En résumé, si le dossier de demande d’autorisation d’UTN ne doit pas exposer les conditions générales de l’équilibre économique et financier du projet de façon erronée, insincère ou irréaliste, il n’incombe cependant pas à l’administration, ni par voie de conséquence au juge administratif, d’apprécier la viabilité économique et financière de ce projet.
Mais dès lors, on voit mal quelle est l’utilité de prescrire au pétitionnaire la production d’un dossier analysant de façon détaillée et précise les conditions générales de l’équilibre économique et financier du projet, si celles-ci n’intéressent pas la légalité de l’autorisation d’UTN et si, par voie de conséquence et en toute hypothèse, elles n’ont pas à faire l’objet d’un contrôle au fond de l’administration et du juge administratif.
D’ailleurs, cette interprétation de l’article R.145-6 du Code de l’urbanisme ne pourra que conduire le pétitionnaire à produire un dossier exempt de toute critique formelle sur ce point puisqu’il pourra, sans crainte, produire un « bilan » faisant ressortir l’absence de viabilité économique et financière du projet dès lors que celui-ci repose sur des données exactes et présentées de façon sincère et réaliste…

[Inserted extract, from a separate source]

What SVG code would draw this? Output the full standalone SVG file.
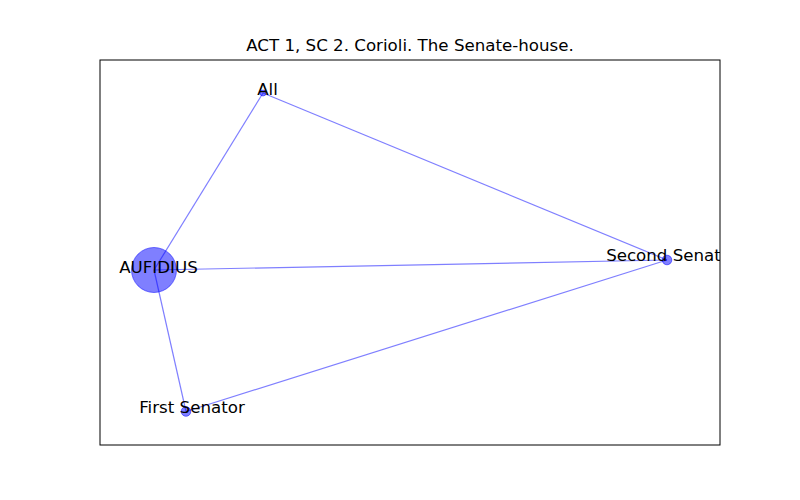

De ce fait, la seule utilité que l’on pourrait trouver sur ce point à l’article précité et d’amener ainsi le pétitionnaire à réfléchir sur la viabilité de son projet et sur l’opportunité de le mener à terme.
Il reste que si tel est le cas, cet objectif nous paraît incompatible avec le délai de validité d’une autorisation d’UTN – quatre ans – permettant d’engager la réalisation du projet bien après l’étude de sa viabilité économique et financière et dans un secteur particulièrement sujet aux retournements de conjoncture.
Mais pour conclure, on précisera que ce n’est pas tant la décision de la Cour administrative d’appel de Bordeaux qui nous surprend que, plus fondamentalement, l’existence du point 5° de l’article R.145-6 du Code de l’urbanisme puisque si l’on voulait lui reconnaître une portée sur le fond, force est d’admettre qu’elle ne pourrait que conduire le juge administratif à pratiquer un contrôle touchant à l’utilité du projet ; contrôle étranger au droit de l’urbanisme – y compris pour le « cousin » du droit de l’expropriation que l’on peut voir dans le droit de préemption (en ce sens : CAA. Douai, 9 février 2006, Communauté urbaine d’Arras, req. 05DA00504 & CAA. Bordeaux, 12 septembre 2006, M. X., req. n°03BX02110) – si ce n’est pour ce qui a trait à la déclaration de « PIG » (CE.21 juin 1999, Cne de la Courneuve, req. n°179.612), laquelle est, d’ailleurs, très proche de par son objet et ses effets sur le document local d’urbanisme de la déclaration d’utilité publique.